Lewenza called the deal a "victory" for workers, albeit one reached with a gun to their heads.
While there will be no cuts to employees' base wages or pensions, the deal will achieve savings equivalent to the reduction of $19 an hour in labour costs that Chrysler was demanding, he said.
"This agreement meets the benchmark that was set by the federal government to guide our bargaining," Lewenza said.
"Some of it comes from reduced compensation, some of it comes from lower legacy costs, some of it comes from increased productivity and efficiencies in the workplace."

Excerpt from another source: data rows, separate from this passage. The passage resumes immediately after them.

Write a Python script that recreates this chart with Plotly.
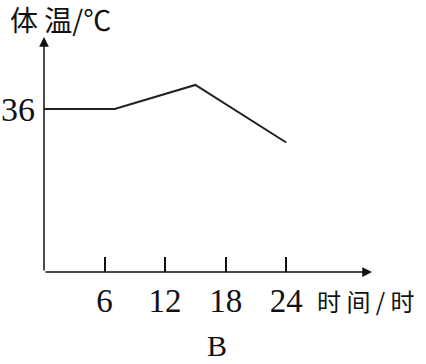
import plotly.graph_objects as go

# Data
time_h = [0, 7, 15, 24]
temp_c = [36, 36, 37, 34.6]
x_ticks = [6, 12, 18, 24]
x_tick_labels = ["6", "12", "18", "24"]
y_ticks = [36]
y_tick_labels = ["36"]

X_MAX = 32.5
Y_MIN, Y_MAX = 29.2, 39.0

L, R, T, B = 44, 54, 37, 92
W, H = 426, 364
PW, PH = W - L - R, H - T - B

def px(xp):
    return (xp - L) / PW

def py(yp):
    return (H - B - yp) / PH

serif = "Liberation Serif, Times New Roman, serif"
cjk = "Noto Sans CJK SC, sans-serif"

fig = go.Figure()
fig.add_trace(go.Scatter(x=time_h, y=temp_c, mode="lines",
                         line=dict(color="#222222", width=2), hoverinfo="skip",
                         showlegend=False, cliponaxis=False))

fig.update_layout(
    width=W, height=H,
    margin=dict(l=L, r=R, t=T, b=B, pad=0, autoexpand=False),
    paper_bgcolor="white", plot_bgcolor="white",
    xaxis=dict(range=[0, X_MAX], showgrid=False, zeroline=False, showline=False,
               automargin=False,
               tickvals=x_ticks, ticktext=x_tick_labels, ticks="inside",
               ticklen=15, tickwidth=1.5, tickcolor="#111",
               tickfont=dict(family=serif, size=33, color="#111"),
               ticklabelstandoff=6),
    yaxis=dict(range=[Y_MIN, Y_MAX], showgrid=False, zeroline=False, showline=False,
               automargin=False,
               tickvals=y_ticks, ticktext=y_tick_labels, ticks="",
               tickfont=dict(family=serif, size=34, color="#111"),
               ticklabelstandoff=8),
    annotations=[
        dict(x=X_MAX, y=Y_MIN, ax=0, ay=Y_MIN, xref="x", yref="y", axref="x", ayref="y",
             showarrow=True, arrowhead=2, arrowsize=1.3, arrowwidth=1.5,
             arrowcolor="#111", text=""),
        dict(x=0, y=Y_MAX, ax=0, ay=Y_MIN, xref="x", yref="y", axref="x", ayref="y",
             showarrow=True, arrowhead=2, arrowsize=1.3, arrowwidth=1.5,
             arrowcolor="#111", text=""),
        dict(x=px(8), y=py(19), xref="paper", yref="paper", xanchor="left", yanchor="middle",
             text="体 温/℃", showarrow=False, font=dict(family=cjk, size=28, color="#111")),
        dict(x=px(315), y=py(300), xref="paper", yref="paper", xanchor="left", yanchor="middle",
             text="时 间 / 时", showarrow=False, font=dict(family=cjk, size=24, color="#111")),
        dict(x=px(217), y=py(345), xref="paper", yref="paper", xanchor="center", yanchor="middle",
             text="B", showarrow=False, font=dict(family=serif, size=30, color="#111")),
    ],
)

fig.write_html("out.html")
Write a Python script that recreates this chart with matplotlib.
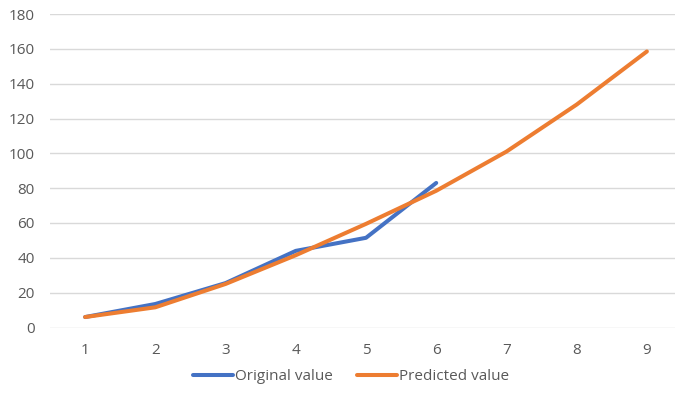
import matplotlib.pyplot as plt

categories = [1, 2, 3, 4, 5, 6, 7, 8, 9]
original_value = [6, 13.5, 25.5, 44, 51.5, 83]
predicted_value = [6, 11.6, 25, 41.5, 59.5, 78.5, 101, 128, 158.5]

BLUE = '#4472C4'
ORANGE = '#ED7D31'
GREY = '#595959'

plt.rcParams['font.family'] = ['Open Sans', 'DejaVu Sans']

fig = plt.figure(figsize=(6.75, 4.01), dpi=100)
ax = fig.add_axes([50 / 675, 1 - 327.5 / 401, 632 / 675, (327.5 - 14) / 401])

ax.plot(categories[:len(original_value)], original_value, color=BLUE,
        linewidth=2.9, solid_capstyle='round', solid_joinstyle='round', label='Original value')
ax.plot(categories, predicted_value, color=ORANGE,
        linewidth=2.9, solid_capstyle='round', solid_joinstyle='round', label='Predicted value')

ax.set_xlim(0.5, 9.5)
ax.set_ylim(0, 180)
ax.set_yticks(range(0, 181, 20))
ax.set_xticks(categories)
ax.grid(axis='y', color='#D9D9D9', linewidth=1)
ax.set_axisbelow(True)
for s in ax.spines.values():
    s.set_visible(False)
ax.tick_params(axis='both', length=0, colors=GREY, labelsize=11)
ax.tick_params(axis='y', pad=11)
ax.tick_params(axis='x', pad=11)

fig.legend(loc='center', bbox_to_anchor=(351 / 675, 1 - 377 / 401), ncol=2, frameon=False,
           fontsize=11, handlelength=2.6, handletextpad=0.12, columnspacing=1.6,
           labelcolor=GREY)

fig.savefig('out.png', dpi=100)
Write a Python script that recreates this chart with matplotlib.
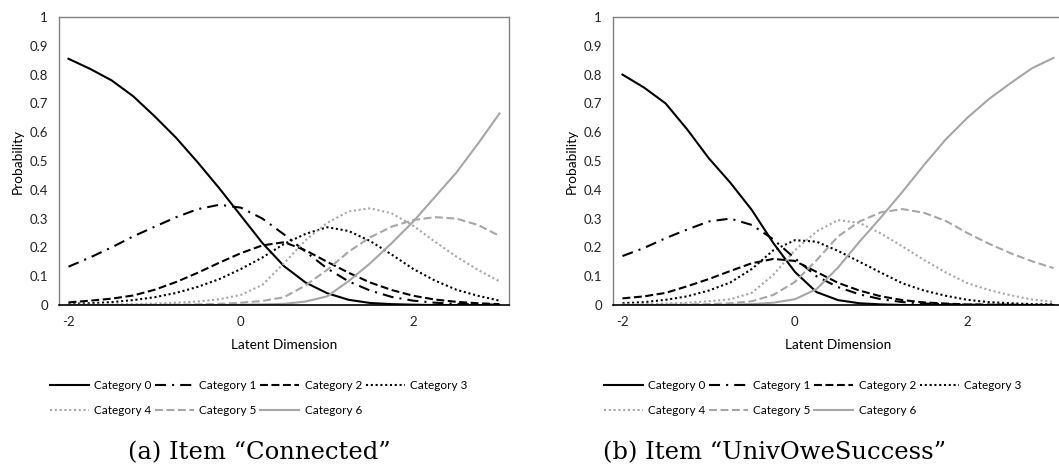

The deal includes many of the same concessions included in the GM agreement, but also includes cutting the employee car-purchase plan and tuition rebates by next year, as well as semi-private hospital coverage, among other things. Long-term care was reduced and paid breaks were limited to 40 minutes a day.
"We have done our job here. We have met the cost target, not just by tightening our belt, but also by boosting productivity. In the long run, that's a much better way to keep our plants around in the long term," Lewenza said.
He called the negotiations, which began Monday "the most torturous and unfair process anyone can imagine."
He blamed the crisis in the auto sector on the global financial system, speculators, hedge funds and free trade agreements.
"Yet working people are being asked to pay for this crisis by corporations and governments alike," he said.
Workers will vote on the deal at ratification meetings this weekend at Chrysler's three Ontario plants, which are in Windsor, Brampton and Etobicoke.
The deal paves the way for Chrysler's technology-sharing alliance with Fiat, which would give the Italian automaker a 20 per cent stake in Chrysler. If there wasn't a substantial reduction in costs, Fiat had said it would abandon the alliance.
Chrysler is facing a government-imposed deadline of April 30 to restructure, including winning concessions from its workers in Canada and the United States. Failure to meet the deadline would have meant an end to further government financial aid and probably bankruptcy protection, perhaps ending in liquidation of the company.
Chrysler employs about 10,000 hourly workers and 1,000 white-collar employees at its assembly plants in Canada.